◆ Dataset rows
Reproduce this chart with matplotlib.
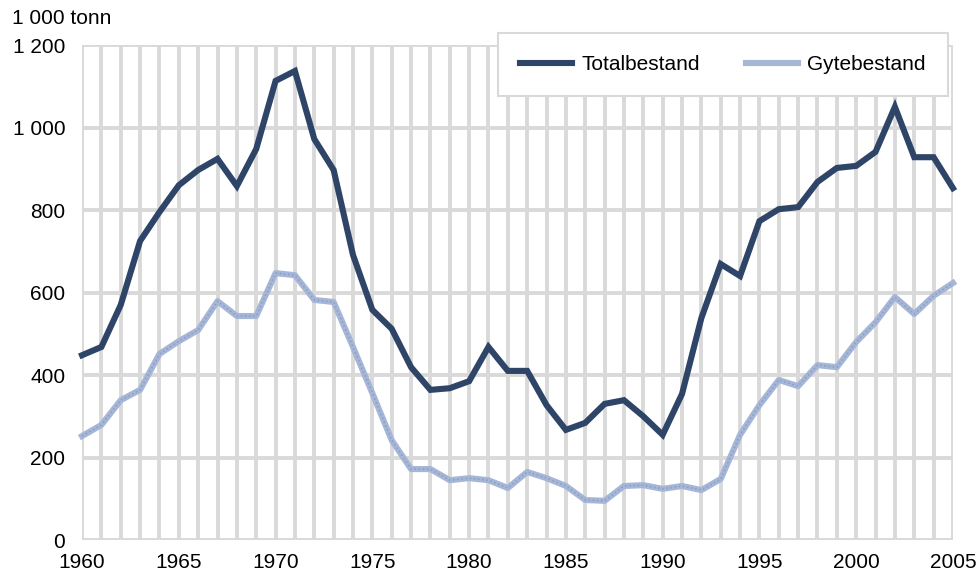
import matplotlib
matplotlib.use('Agg')
import matplotlib.pyplot as plt
from matplotlib.ticker import FuncFormatter

plt.rcParams['font.family'] = ['Liberation Sans', 'DejaVu Sans']

years = list(range(1960, 2006))

# Totalbestand (1 000 tonn)
total = [448, 468, 570, 725, 795, 860, 897, 924, 858, 948,
         1113, 1137, 972, 897, 691, 558, 512, 419, 364, 368,
         385, 468, 410, 410, 327, 267, 284, 330, 339, 300,
         255, 354, 538, 669, 640, 773, 802, 807, 868, 902,
         907, 941, 1050, 928, 928, 853]

# Gytebestand (1 000 tonn)
gyte = [252, 279, 339, 364, 451, 482, 509, 579, 543, 543,
        647, 642, 582, 577, 468, 356, 242, 172, 172, 145,
        150, 145, 126, 165, 150, 131, 97, 95, 131, 133,
        124, 131, 121, 148, 255, 327, 388, 373, 424, 419,
        480, 528, 589, 548, 592, 623]

yticks = [0, 200, 400, 600, 800, 1000, 1200]
xlabel_years = [1960, 1965, 1970, 1975, 1980, 1985, 1990, 1995, 2000, 2005]

grid_col = '#d9d9d9'
total_col = '#2f4568'
gyte_col = '#a6b6d6'

fig = plt.figure(figsize=(9.79, 5.74), dpi=100)
ax = fig.add_axes([0.0838, 0.0592, 0.8896, 0.8624])

ax.plot(years, total, color=total_col, lw=4.4, solid_joinstyle='miter',
        clip_on=False, zorder=3, label='Totalbestand')
ax.plot(years, gyte, color=gyte_col, lw=4.4, clip_on=False, zorder=3,
        label='Gytebestand')
# fine dotted texture on the light line
ax.plot(years, gyte, color='#8c9fc6', lw=1.2, ls=(0, (1, 1.5)),
        clip_on=False, zorder=3.5)

ax.set_xlim(1960, 2005)
ax.set_ylim(0, 1200)
ax.set_xticks(years)
ax.set_xticklabels([str(y) if y in xlabel_years else '' for y in years])
ax.set_yticks(yticks)
ax.yaxis.set_major_formatter(FuncFormatter(lambda v, p: f'{int(v):,}'.replace(',', ' ')))
ax.tick_params(length=0, labelsize=15, colors='black')
ax.tick_params(axis='y', pad=12)
ax.tick_params(axis='x', pad=9)
ax.grid(True, color=grid_col, lw=2.8, zorder=0)
ax.set_axisbelow(True)
for s in ax.spines.values():
    s.set_visible(False)

fig.text(0.012, 0.968, '1 000 tonn', fontsize=15, va='center', ha='left')

leg = ax.legend(loc='upper right', bbox_to_anchor=(0.994, 1.024), ncol=2,
                fontsize=15, frameon=True, fancybox=False, framealpha=1,
                edgecolor=grid_col, borderpad=1.05, handlelength=2.5,
                handletextpad=0.45, columnspacing=2.2, borderaxespad=0)
leg.get_frame().set_linewidth(1.5)
leg.set_zorder(5)

fig.savefig('out.png', dpi=100)
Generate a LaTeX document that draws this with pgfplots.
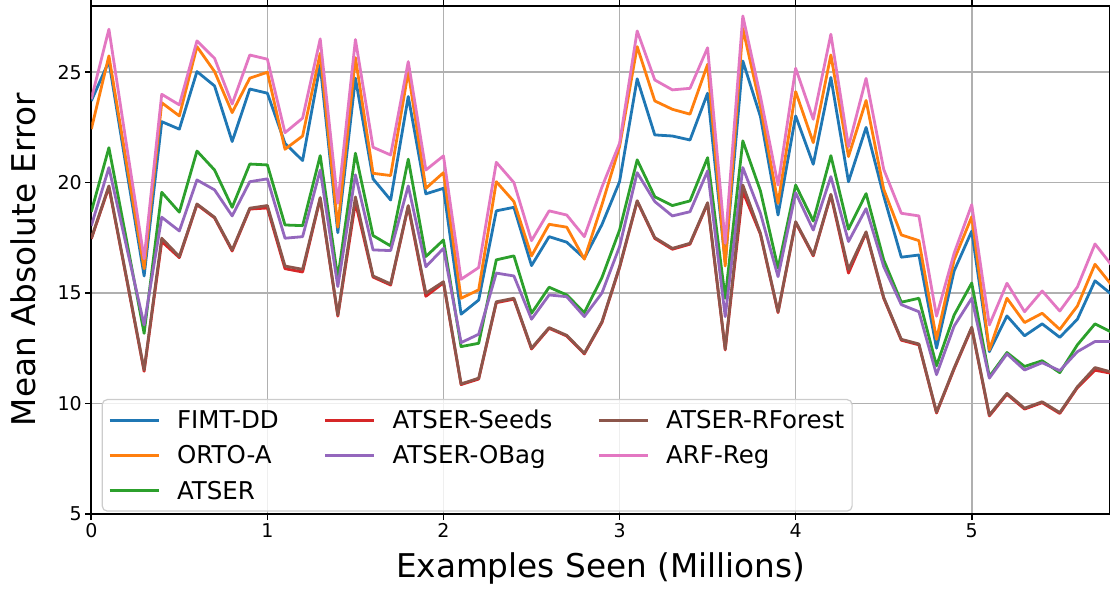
\documentclass[border=0pt]{standalone}
\usepackage{fontspec}
\setmainfont{DejaVu Sans}
\usepackage{pgfplots}
\usepackage{pgfplotstable}
\pgfplotsset{compat=1.18}

\definecolor{cblue}{HTML}{1F77B4}
\definecolor{corange}{HTML}{FF7F0E}
\definecolor{cgreen}{HTML}{2CA02C}
\definecolor{cred}{HTML}{D62728}
\definecolor{cpurple}{HTML}{9467BD}
\definecolor{cbrown}{HTML}{8C564B}
\definecolor{cpink}{HTML}{E377C2}
\definecolor{gridgray}{HTML}{B0B0B0}
\definecolor{legendgray}{HTML}{CCCCCC}

% Mean absolute error after each 100k examples
\pgfplotstableread{
x   fimt  orto  atser seeds obag  rforest arf
0.0 23.70 22.42 18.68 17.45 18.04 17.48 23.78
0.1 25.50 25.74 21.58 19.80 20.68 19.85 26.95
0.2 20.60 20.90 17.40 15.65 17.10 15.70 21.70
0.3 15.77 16.10 13.17 11.45 13.55 11.51 16.55
0.4 22.76 23.62 19.56 17.33 18.43 17.48 24.00
0.5 22.42 23.02 18.66 16.60 17.81 16.65 23.52
0.6 25.03 26.16 21.43 19.00 20.12 19.03 26.42
0.7 24.38 25.03 20.57 18.40 19.67 18.43 25.63
0.8 21.86 23.17 18.88 16.90 18.49 16.95 23.56
0.9 24.24 24.73 20.84 18.80 20.04 18.84 25.78
1.0 24.05 25.00 20.80 18.85 20.17 18.96 25.59
1.1 21.78 21.51 18.08 16.10 17.48 16.22 22.26
1.2 21.00 22.11 18.05 15.95 17.55 16.07 22.92
1.3 25.33 25.86 21.22 19.28 20.57 19.32 26.51
1.4 17.73 17.98 15.67 13.95 15.29 14.00 19.06
1.5 24.73 25.66 21.33 19.10 20.35 19.35 26.48
1.6 20.17 20.42 17.60 15.72 16.95 15.77 21.60
1.7 19.21 20.32 17.13 15.36 16.92 15.41 21.25
1.8 23.90 25.03 21.06 18.92 19.85 18.96 25.48
1.9 19.49 19.74 16.65 14.85 16.19 14.99 20.57
2.0 19.74 20.45 17.40 15.46 17.02 15.51 21.21
2.1 14.04 14.76 12.57 10.85 12.75 10.88 15.62
2.2 14.68 15.14 12.72 11.10 13.13 11.14 16.15
2.3 18.72 20.04 16.50 14.56 15.90 14.60 20.92
2.4 18.88 19.14 16.68 14.72 15.77 14.76 20.00
2.5 16.24 16.68 14.08 12.46 13.81 12.50 17.37
2.6 17.55 18.11 15.26 13.40 14.91 13.43 18.72
2.7 17.30 17.98 14.91 13.05 14.83 13.08 18.53
2.8 16.57 16.53 14.11 12.24 13.93 12.27 17.55
2.9 18.10 19.00 15.70 13.66 15.00 13.70 19.80
3.0 20.04 21.63 17.85 16.15 17.10 16.19 21.78
3.1 24.70 26.16 21.03 19.15 20.45 19.18 26.87
3.2 22.16 23.70 19.36 17.47 19.14 17.51 24.65
3.3 22.11 23.32 18.96 16.98 18.49 17.02 24.20
3.4 21.93 23.10 19.17 17.21 18.68 17.25 24.27
3.5 24.05 25.36 21.13 19.05 20.53 19.09 26.11
3.6 16.40 16.22 14.76 12.42 13.93 12.45 17.25
3.7 25.51 26.99 21.89 19.60 20.68 19.89 27.55
3.8 22.99 23.44 19.62 17.66 18.61 17.70 23.90
3.9 18.53 19.06 16.12 14.11 15.74 14.15 19.89
4.0 23.02 24.12 19.89 18.19 19.54 18.23 25.18
4.1 20.83 21.81 18.26 16.68 17.85 16.72 22.87
4.2 24.76 25.78 21.22 19.43 20.27 19.47 26.72
4.3 20.04 21.18 17.89 15.90 17.33 16.07 21.63
4.4 22.50 23.72 19.50 17.73 18.82 17.77 24.72
4.5 19.40 19.70 16.50 14.76 16.20 14.80 20.60
4.6 16.62 17.63 14.58 12.86 14.47 12.90 18.61
4.7 16.72 17.37 14.76 12.65 14.15 12.69 18.49
4.8 12.50 12.90 11.70 9.56  11.30 9.60  13.95
4.9 16.00 16.50 14.00 11.56 13.50 11.60 16.80
5.0 17.80 18.45 15.45 13.41 14.76 13.45 19.00
5.1 12.34 12.42 11.21 9.43  11.14 9.47  13.55
5.2 13.96 14.76 12.30 10.41 12.24 10.45 15.44
5.3 13.06 13.66 11.67 9.74  11.51 9.78  14.15
5.4 13.60 14.08 11.93 10.03 11.84 10.07 15.09
5.5 12.99 13.35 11.39 9.54  11.48 9.58  14.18
5.6 13.81 14.41 12.65 10.71 12.34 10.75 15.27
5.7 15.55 16.30 13.60 11.50 12.80 11.62 17.22
5.8 14.90 15.30 13.20 11.35 12.80 11.40 16.20
}\maedata

\begin{document}
\begin{tikzpicture}
\begin{axis}[
  at={(0,0)}, anchor=south west,
  scale only axis, width=1018.7pt, height=507.7pt,
  xmin=0, xmax=5.785, ymin=5, ymax=28,
  xtick={0,1,2,3,4,5}, ytick={5,10,15,20,25},
  grid=major,
  major grid style={color=gridgray, line width=1.6pt},
  axis line style={line width=1.6pt},
  tick align=outside,
  major tick length=6pt,
  tick style={black, line width=1.6pt},
  tick label style={font=\fontsize{19}{22}\selectfont},
  /pgf/number format/assume math mode=true,
  xlabel={Examples Seen (Millions)},
  ylabel={Mean Absolute Error},
  label style={font=\fontsize{32.7}{38}\selectfont},
  xlabel style={at={(axis description cs:0.5,-0.126)}, anchor=base},
  ylabel style={at={(axis description cs:-0.0543,0.5)}, anchor=base},
  legend columns=3,
  legend cell align=left,
  legend image code/.code={\draw[#1, line width=2.8pt] (0pt,0pt) -- (49pt,0pt);},
  legend style={
    at={(axis description cs:0.0102,0.004)}, anchor=south west,
    draw=legendgray, line width=1.2pt, rounded corners=5pt,
    fill=white, fill opacity=0.8, text opacity=1, draw opacity=1,
    font=\fontsize{24.5}{28}\selectfont,
    inner xsep=6pt, inner ysep=8.5pt, row sep=11.5pt,
    /tikz/every odd column/.append style={column sep=15pt},
    /tikz/every even column/.append style={column sep=43pt},
  },
  every axis plot/.append style={line width=2.8pt, line join=round},
]
\addplot[cblue, forget plot] table[x=x, y=fimt] {\maedata};
\addplot[corange, forget plot] table[x=x, y=orto] {\maedata};
\addplot[cgreen, forget plot] table[x=x, y=atser] {\maedata};
\addplot[cred, forget plot] table[x=x, y=seeds] {\maedata};
\addplot[cpurple, forget plot] table[x=x, y=obag] {\maedata};
\addplot[cbrown, forget plot] table[x=x, y=rforest] {\maedata};
\addplot[cpink, forget plot] table[x=x, y=arf] {\maedata};
% legend filled row by row so that the columns read top to bottom
\addlegendimage{cblue}\addlegendentry{FIMT-DD}
\addlegendimage{cred}\addlegendentry{ATSER-Seeds}
\addlegendimage{cbrown}\addlegendentry{ATSER-RForest}
\addlegendimage{corange}\addlegendentry{ORTO-A}
\addlegendimage{cpurple}\addlegendentry{ATSER-OBag}
\addlegendimage{cpink}\addlegendentry{ARF-Reg}
\addlegendimage{cgreen}\addlegendentry{ATSER}
\end{axis}
\pgfresetboundingbox
\path (-91.3pt,-78.3pt) rectangle (1018.7pt,513.7pt);
\end{tikzpicture}
\end{document}
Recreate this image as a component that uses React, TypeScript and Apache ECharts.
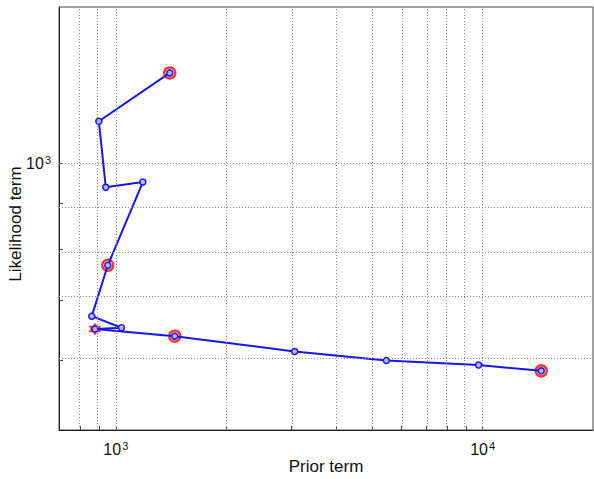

◆ Required work
Please give again the entries word for word, starting at the first line and ending with the line that contains "clip_on=False, zorder=3.5)"; include both of those lines but none of the pictures.

◆ Task solution
Reproduce this chart with matplotlib.
import matplotlib
matplotlib.use('Agg')
import matplotlib.pyplot as plt
from matplotlib.ticker import FuncFormatter

plt.rcParams['font.family'] = ['Liberation Sans', 'DejaVu Sans']

years = list(range(1960, 2006))

# Totalbestand (1 000 tonn)
total = [448, 468, 570, 725, 795, 860, 897, 924, 858, 948,
         1113, 1137, 972, 897, 691, 558, 512, 419, 364, 368,
         385, 468, 410, 410, 327, 267, 284, 330, 339, 300,
         255, 354, 538, 669, 640, 773, 802, 807, 868, 902,
         907, 941, 1050, 928, 928, 853]

# Gytebestand (1 000 tonn)
gyte = [252, 279, 339, 364, 451, 482, 509, 579, 543, 543,
        647, 642, 582, 577, 468, 356, 242, 172, 172, 145,
        150, 145, 126, 165, 150, 131, 97, 95, 131, 133,
        124, 131, 121, 148, 255, 327, 388, 373, 424, 419,
        480, 528, 589, 548, 592, 623]

yticks = [0, 200, 400, 600, 800, 1000, 1200]
xlabel_years = [1960, 1965, 1970, 1975, 1980, 1985, 1990, 1995, 2000, 2005]

grid_col = '#d9d9d9'
total_col = '#2f4568'
gyte_col = '#a6b6d6'

fig = plt.figure(figsize=(9.79, 5.74), dpi=100)
ax = fig.add_axes([0.0838, 0.0592, 0.8896, 0.8624])

ax.plot(years, total, color=total_col, lw=4.4, solid_joinstyle='miter',
        clip_on=False, zorder=3, label='Totalbestand')
ax.plot(years, gyte, color=gyte_col, lw=4.4, clip_on=False, zorder=3,
        label='Gytebestand')
# fine dotted texture on the light line
ax.plot(years, gyte, color='#8c9fc6', lw=1.2, ls=(0, (1, 1.5)),
        clip_on=False, zorder=3.5)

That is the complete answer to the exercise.